Job:
Print the listing from its top line through the line containing "0.346, 0.25, 0.195];", nothing more, and leave out the pictures.

* * * * *

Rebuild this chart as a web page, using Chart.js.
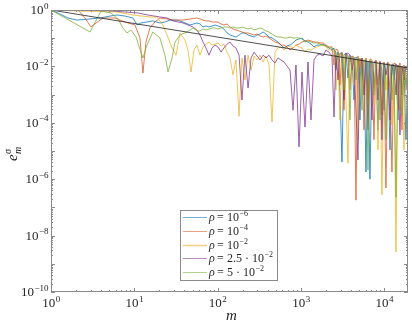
<!DOCTYPE html>
<html>
<head>
<meta charset="utf-8">
<script src="https://cdn.jsdelivr.net/npm/chart.js@4.4.0/dist/chart.umd.min.js"></script>
<style>
  html, body { margin: 0; padding: 0; background: #fff; }
  canvas { display: block; }
</style>
</head>
<body>
<canvas id="chart" width="412" height="327"></canvas>
<script>
// --- values ---

// first decade and a half, each curve has its own samples
const mLowBlue = [1, 1.28, 1.6, 2.05, 2.94, 3.87, 5.11, 6.2, 7.73, 9.64, 10.8, 12.0, 14.2, 16.7, 20.3, 23.3, 26.8, 32.5, 38.4, 46.6, 56.5];
const eLowBlue = [1, 0.72, 0.52, 0.44, 0.48, 0.52, 0.61, 0.665, 0.61, 0.52, 0.294, 0.346, 0.375, 0.41, 0.346, 0.375, 0.44, 0.44, 0.375, 0.294, 0.346];

const mLowOrange = [1, 1.47, 2.11, 2.56, 3.02, 3.47, 4.21, 5.87, 7.73, 10.2, 11.7, 12.7, 13.8, 15.4, 17.7, 20.3, 24.7, 29.2, 38.4, 46.6, 56.5];
const eLowOrange = [1, 1, 1, 0.52, 0.25, 0.346, 0.52, 0.52, 0.375, 0.294, 0.102, 0.0058, 0.073, 0.23, 0.375, 0.52, 0.48, 0.44, 0.44, 0.48, 0.52];

const mLowYellow = [1, 2.23, 6.2, 9.64, 15.4, 18.7, 22.1, 24.7, 28.4, 31.7, 35.4, 40.6, 44.1, 48.0, 52.1, 56.5];
const eLowYellow = [1, 0.92, 0.85, 0.665, 0.565, 0.565, 0.294, 0.13, 0.045, 0.025, 0.153, 0.086, 0.038, 0.0063, 0.038, 0.057];

const mLowPurple = [1, 3.87, 7.73, 11.1, 14.6, 20.3, 24.7, 29.2, 38.4, 50.7, 56.5];
const eLowPurple = [1, 1, 0.85, 0.783, 0.665, 0.565, 0.52, 0.41, 0.346, 0.25, 0.195];

const mLowGreen = [1, 2.94, 3.98, 5.25, 6.37, 7.31, 8.17, 9.12, 10.5, 12.0, 12.7, 14.2, 16.7, 20.3, 23.3, 25.4, 28.4, 30.8, 35.4, 42.9, 50.7, 58.2];
const eLowGreen = [1, 0.166, 0.92, 0.783, 0.48, 0.23, 0.153, 0.195, 0.11, 0.032, 0.0199, 0.057, 0.166, 0.102, 0.025, 0.0063, 0.0199, 0.073, 0.13, 0.166, 0.23, 0.18];

// middle part, shared m samples
const mMid = [61.5, 66.8, 72.6, 78.8, 85.7, 93.1, 101, 110, 119, 130, 141, 153, 166, 181, 196, 213, 232, 252, 274, 297,
  323, 351, 381, 414, 450, 489, 531, 577, 627, 681, 740, 804, 873, 949, 1031, 1120, 1217, 1322, 1436, 1560,
  1694, 1841, 2000, 2173];

const eMidBlue = [0.32, 0.25, 0.271, 0.25, 0.271, 0.294, 0.271, 0.25, 0.212, 0.153, 0.13, 0.12, 0.11, 0.13, 0.153, 0.153, 0.13, 0.12, 0.11, 0.13,
  0.141, 0.166, 0.141, 0.11, 0.102, 0.086, 0.073, 0.057, 0.045, 0.053, 0.057, 0.068, 0.086, 0.094, 0.102, 0.080, 0.073, 0.062, 0.049, 0.057,
  0.057, 0.062, 0.053, 0.045];
const eMidOrange = [0.48, 0.44, 0.41, 0.41, 0.375, 0.375, 0.375, 0.32, 0.294, 0.32, 0.25, 0.212, 0.195, 0.18, 0.166, 0.153, 0.153, 0.141, 0.13, 0.141,
  0.12, 0.11, 0.12, 0.102, 0.086, 0.073, 0.068, 0.057, 0.057, 0.049, 0.038, 0.045, 0.057, 0.062, 0.073, 0.080, 0.086, 0.080, 0.073, 0.073,
  0.068, 0.068, 0.057, 0.049];
const eMidYellow = [0.025, 0.049, 0.062, 0.073, 0.057, 0.062, 0.068, 0.053, 0.062, 0.032, 0.0199, 0.0050, 0.0169, 0.00017, 0.0199, 0.0033, 0.025, 0.0074, 0.0234, 0.0169,
  0.025, 0.0143, 0.0234, 0.0112, 0.000107, 0.032, 0.045, 0.049, 0.038, 0.049, 0.053, 0.045, 0.057, 0.049, 0.045, 0.032, 0.041, 0.038, 0.045, 0.049,
  0.053, 0.057, 0.049, 0.038];
const eMidPurple = [0.13, 0.073, 0.045, 0.025, 0.045, 0.057, 0.049, 0.032, 0.045, 0.062, 0.073, 0.053, 0.045, 0.025, 0.00064, 0.025, 0.0017, 0.0199, 0.032, 0.0234,
  0.0169, 0.025, 0.0199, 0.025, 0.0169, 0.0132, 0.0199, 0.0169, 0.0143, 0.0103, 0.0074, 0.00028, 0.0112, 0.000014, 0.0063, 0.000071, 0.0143, 0.000126, 0.0169, 0.025,
  0.0275, 0.0234, 0.038, 0.032];
const eMidGreen = [0.18, 0.212, 0.195, 0.212, 0.23, 0.23, 0.212, 0.23, 0.25, 0.25, 0.23, 0.25, 0.23, 0.23, 0.25, 0.23, 0.212, 0.23, 0.195, 0.212,
  0.23, 0.212, 0.18, 0.166, 0.141, 0.12, 0.11, 0.11, 0.102, 0.102, 0.11, 0.102, 0.102, 0.102, 0.094, 0.073, 0.080, 0.073, 0.068, 0.068,
  0.062, 0.057, 0.053, 0.045];

// last decade and a bit, dense and spiky, shared m samples
const mDense = [2361, 2497, 2637, 2787, 2944, 3112, 3289, 3475, 3673, 3882, 4103, 4335, 4581, 4842, 5117, 5408, 5715, 6039, 6383, 6745,
  7129, 7534, 7962, 8414, 8892, 9397, 9931, 10495, 11092, 11722, 12388, 13092, 13836, 14622, 15453, 16331, 17259, 18239, 19275];

const eDenseBlue = [0.038, 0.045, 0.0074, 0.032, 0.00097, 4.1e-6, 0.025, 0.030, 0.0039, 0.025, 0.0199, 0.00064, 0.0216, 0.0169, 0.000126, 0.0199, 0.0143, 1.8e-6, 0.0155, 1.0e-6,
  0.0143, 0.0017, 0.0122, 0.000056, 0.0143, 0.0074, 0.00028, 0.0122, 0.0132, 1.1e-5, 0.0112, 0.0033, 0.0122, 0.000126, 0.0103, 0.00097, 0.0095, 2.5e-5, 0.0088];
const eDenseOrange = [0.049, 0.0112, 0.041, 0.038, 0.0022, 0.032, 0.00028, 0.0275, 0.025, 0.00146, 0.0234, 0.0216, 1.8e-7, 0.0234, 0.0050, 0.0199, 0.000056, 0.0199, 0.00064, 0.0183,
  0.0169, 2.5e-5, 0.0169, 0.0022, 0.0155, 0.00019, 0.0143, 4.9e-7, 0.0143, 0.00146, 1.8e-6, 0.0132, 0.0122, 0.00028, 0.0132, 0.000056, 0.0112, 0.00146, 0.0103];
const eDenseYellow = [0.038, 0.032, 0.00146, 0.025, 0.000126, 0.030, 0.0234, 0.00064, 3.7e-6, 0.0216, 0.0199, 0.0022, 0.0183, 2.5e-5, 0.0199, 0.00097, 0.0169, 0.0143, 8.4e-5, 0.0169,
  0.0155, 0.00043, 0.0143, 1.1e-5, 0.0143, 2.8e-7, 0.0132, 0.00146, 0.0122, 0.0122, 8.4e-5, 0.0112, 2.6e-9, 0.0112, 0.00028, 0.0103, 1.1e-5, 0.0103, 0.0095];
const eDensePurple = [0.0234, 0.00016, 0.025, 0.0033, 0.0275, 0.030, 0.00064, 0.0275, 0.030, 0.025, 0.0074, 0.0199, 0.00028, 4.8e-6, 0.0183, 0.0169, 0.00097, 0.0169, 0.000056, 0.0155,
  0.000126, 0.0143, 0.0155, 0.00064, 0.0143, 2.5e-5, 0.0132, 0.0050, 0.0122, 0.000126, 0.0122, 0.0112, 0.00097, 0.0112, 3.7e-5, 0.0103, 0.0033, 0.0095, 0.0088];
const eDenseGreen = [0.045, 0.038, 0.032, 0.0169, 0.030, 0.0275, 0.00146, 0.025, 0.0234, 0.000126, 0.0216, 0.0199, 0.0033, 0.0199, 0.0183, 0.00028, 0.0169, 0.0169, 2.1e-6, 0.0155,
  0.0143, 0.00097, 0.0143, 0.0132, 0.000126, 0.0132, 0.0122, 2.5e-5, 0.0122, 0.0112, 0.00064, 0.0112, 2.3e-7, 0.0103, 0.0103, 0.00019, 0.0095, 0.0022, 0.0088];

// black reference line (straight in log-log)
const mSlope = [1, 19300];
const eSlope = [1, 0.0088];

// ticks and legend text
const xLabelExps = ['0', '1', '2', '3', '4'];
const yLabelExps = ['0', '\u22122', '\u22124', '\u22126', '\u22128', '\u221210'];
const legendPrefix = ['', '', '', '2.5 \u00b7 ', '5 \u00b7 '];
const legendExp = ['\u22126', '\u22124', '\u22122', '\u22122', '\u22122'];
const lineColors = ['0,114,189', '217,83,25', '237,177,32', '126,47,142', '119,172,48'];

function series(ms, es) {
  return ms.map((m, i) => ({ x: m, y: es[i] }));
}

const curves = [
  series(mLowBlue.concat(mMid, mDense), eLowBlue.concat(eMidBlue, eDenseBlue)),
  series(mLowOrange.concat(mMid, mDense), eLowOrange.concat(eMidOrange, eDenseOrange)),
  series(mLowYellow.concat(mMid, mDense), eLowYellow.concat(eMidYellow, eDenseYellow)),
  series(mLowPurple.concat(mMid, mDense), eLowPurple.concat(eMidPurple, eDensePurple)),
  series(mLowGreen.concat(mMid, mDense), eLowGreen.concat(eMidGreen, eDenseGreen))
];

const SERIF = '"Liberation Serif", "DejaVu Serif", serif';

// "10" with a raised exponent; returns nothing, draws at baseline y
function drawPower(ctx, pre, exp, x, y, align, size) {
  const big = size + 'px ' + SERIF;
  const small = Math.round(size * 0.7) + 'px ' + SERIF;
  ctx.font = big;
  const wb = ctx.measureText(pre + '10').width;
  ctx.font = small;
  const we = ctx.measureText(exp).width;
  let left = x;
  if (align === 'center') left = x - (wb + we) / 2;
  if (align === 'right') left = x - wb - we;
  ctx.textAlign = 'left';
  ctx.font = big;
  ctx.fillText(pre + '10', left, y);
  ctx.font = small;
  ctx.fillText(exp, left + wb + 0.5, y - size * 0.42);
}

const decorations = {
  id: 'decorations',
  afterDatasetsDraw(chart) {
    const ctx = chart.ctx;
    const a = chart.chartArea;
    const xs = chart.scales.x;
    const ys = chart.scales.y;
    ctx.save();

    // inward ticks on all four sides
    ctx.strokeStyle = '#8a8a8a';
    ctx.lineWidth = 1;
    ctx.beginPath();
    for (let d = 0; d <= 4; d++) {
      for (let k = 1; k <= 9; k++) {
        const v = k * Math.pow(10, d);
        if (v > xs.max) break;
        const px = Math.round(xs.getPixelForValue(v)) + 0.5;
        const len = k === 1 ? 4 : 2;
        ctx.moveTo(px, a.bottom); ctx.lineTo(px, a.bottom - len);
        ctx.moveTo(px, a.top); ctx.lineTo(px, a.top + len);
      }
    }
    for (let d = -10; d <= 0; d++) {
      for (let k = 1; k <= 9; k++) {
        const v = k * Math.pow(10, d);
        if (v > ys.max) break;
        const py = Math.round(ys.getPixelForValue(v)) + 0.5;
        const len = k === 1 ? 4 : 2;
        ctx.moveTo(a.left, py); ctx.lineTo(a.left + len, py);
        ctx.moveTo(a.right, py); ctx.lineTo(a.right - len, py);
      }
    }
    ctx.stroke();
    ctx.strokeRect(a.left + 0.5, a.top + 0.5, a.right - a.left - 1, a.bottom - a.top - 1);

    // tick labels
    ctx.fillStyle = '#262626';
    ctx.textBaseline = 'alphabetic';
    xLabelExps.forEach((e, i) => {
      const px = xs.getPixelForValue(Math.pow(10, i));
      drawPower(ctx, '', e, px, 307, 'center', 13);
    });
    yLabelExps.forEach((e, i) => {
      const py = ys.getPixelForValue(Math.pow(10, -2 * i));
      drawPower(ctx, '', e, 48, py + 4, 'right', 13);
    });

    // axis titles
    ctx.font = 'italic 15px ' + SERIF;
    ctx.textAlign = 'center';
    ctx.fillText('m', (a.left + a.right) / 2 + 2, 320);

    ctx.save();
    ctx.translate(17, 152);
    ctx.rotate(-Math.PI / 2);
    ctx.textAlign = 'left';
    ctx.font = 'italic 15px ' + SERIF;
    ctx.fillText('e', -9, 0);
    ctx.font = 'italic 10px ' + SERIF;
    ctx.fillText('\u03c3', -2, -6);
    ctx.fillText('m', -2, 4);
    ctx.restore();

    // legend box
    const bx = 180, by = 210, bw = 98, bh = 71;
    ctx.fillStyle = '#fff';
    ctx.fillRect(bx, by, bw, bh);
    ctx.strokeStyle = '#8a8a8a';
    ctx.strokeRect(bx + 0.5, by + 0.5, bw - 1, bh - 1);
    legendExp.forEach((e, i) => {
      const ry = 217 + i * 13.8;
      ctx.strokeStyle = 'rgba(' + lineColors[i] + ',0.55)';
      ctx.lineWidth = i === 2 ? 1.6 : 1;
      ctx.beginPath();
      ctx.moveTo(183, Math.round(ry) + 0.5);
      ctx.lineTo(207, Math.round(ry) + 0.5);
      ctx.stroke();
      ctx.fillStyle = '#262626';
      ctx.textAlign = 'left';
      ctx.font = 'italic 12px ' + SERIF;
      ctx.fillText('\u03c1', 209, ry + 4);
      ctx.font = '12px ' + SERIF;
      ctx.fillText('=', 217, ry + 4);
      drawPower(ctx, legendPrefix[i], e, 227, ry + 4, 'left', 12);
    });
    ctx.restore();
  }
};

new Chart(document.getElementById('chart'), {
  type: 'line',
  data: {
    datasets: [
      { data: curves[0], borderColor: 'rgba(' + lineColors[0] + ',0.75)', order: 5 },
      { data: curves[1], borderColor: 'rgba(' + lineColors[1] + ',0.75)', order: 4 },
      { data: curves[2], borderColor: 'rgba(' + lineColors[2] + ',0.75)', order: 3 },
      { data: curves[3], borderColor: 'rgba(' + lineColors[3] + ',0.75)', order: 2 },
      { data: curves[4], borderColor: 'rgba(' + lineColors[4] + ',0.75)', order: 1 },
      { data: series(mSlope, eSlope), borderColor: '#222', borderWidth: 0.8, order: 0 }
    ]
  },
  options: {
    responsive: false,
    animation: false,
    devicePixelRatio: 1,
    layout: { padding: { left: 51, top: 10, right: 4, bottom: 35 } },
    plugins: { legend: { display: false }, tooltip: { enabled: false } },
    elements: { point: { radius: 0 }, line: { borderWidth: 1, tension: 0 } },
    scales: {
      x: { type: 'logarithmic', min: 1, max: 19300, display: false },
      y: { type: 'logarithmic', min: 1e-10, max: 1, display: false }
    }
  },
  plugins: [decorations]
});
</script>
</body>
</html>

* * * * *

Exercise result:
Rebuild this chart as a web page, using Chart.js.
<!DOCTYPE html>
<html>
<head>
<meta charset="utf-8">
<script src="https://cdn.jsdelivr.net/npm/chart.js@4.4.0/dist/chart.umd.min.js"></script>
<style>
  html, body { margin: 0; padding: 0; background: #fff; }
  canvas { display: block; }
</style>
</head>
<body>
<canvas id="chart" width="412" height="327"></canvas>
<script>
// --- values ---

// first decade and a half, each curve has its own samples
const mLowBlue = [1, 1.28, 1.6, 2.05, 2.94, 3.87, 5.11, 6.2, 7.73, 9.64, 10.8, 12.0, 14.2, 16.7, 20.3, 23.3, 26.8, 32.5, 38.4, 46.6, 56.5];
const eLowBlue = [1, 0.72, 0.52, 0.44, 0.48, 0.52, 0.61, 0.665, 0.61, 0.52, 0.294, 0.346, 0.375, 0.41, 0.346, 0.375, 0.44, 0.44, 0.375, 0.294, 0.346];

const mLowOrange = [1, 1.47, 2.11, 2.56, 3.02, 3.47, 4.21, 5.87, 7.73, 10.2, 11.7, 12.7, 13.8, 15.4, 17.7, 20.3, 24.7, 29.2, 38.4, 46.6, 56.5];
const eLowOrange = [1, 1, 1, 0.52, 0.25, 0.346, 0.52, 0.52, 0.375, 0.294, 0.102, 0.0058, 0.073, 0.23, 0.375, 0.52, 0.48, 0.44, 0.44, 0.48, 0.52];

const mLowYellow = [1, 2.23, 6.2, 9.64, 15.4, 18.7, 22.1, 24.7, 28.4, 31.7, 35.4, 40.6, 44.1, 48.0, 52.1, 56.5];
const eLowYellow = [1, 0.92, 0.85, 0.665, 0.565, 0.565, 0.294, 0.13, 0.045, 0.025, 0.153, 0.086, 0.038, 0.0063, 0.038, 0.057];

const mLowPurple = [1, 3.87, 7.73, 11.1, 14.6, 20.3, 24.7, 29.2, 38.4, 50.7, 56.5];
const eLowPurple = [1, 1, 0.85, 0.783, 0.665, 0.565, 0.52, 0.41, 0.346, 0.25, 0.195];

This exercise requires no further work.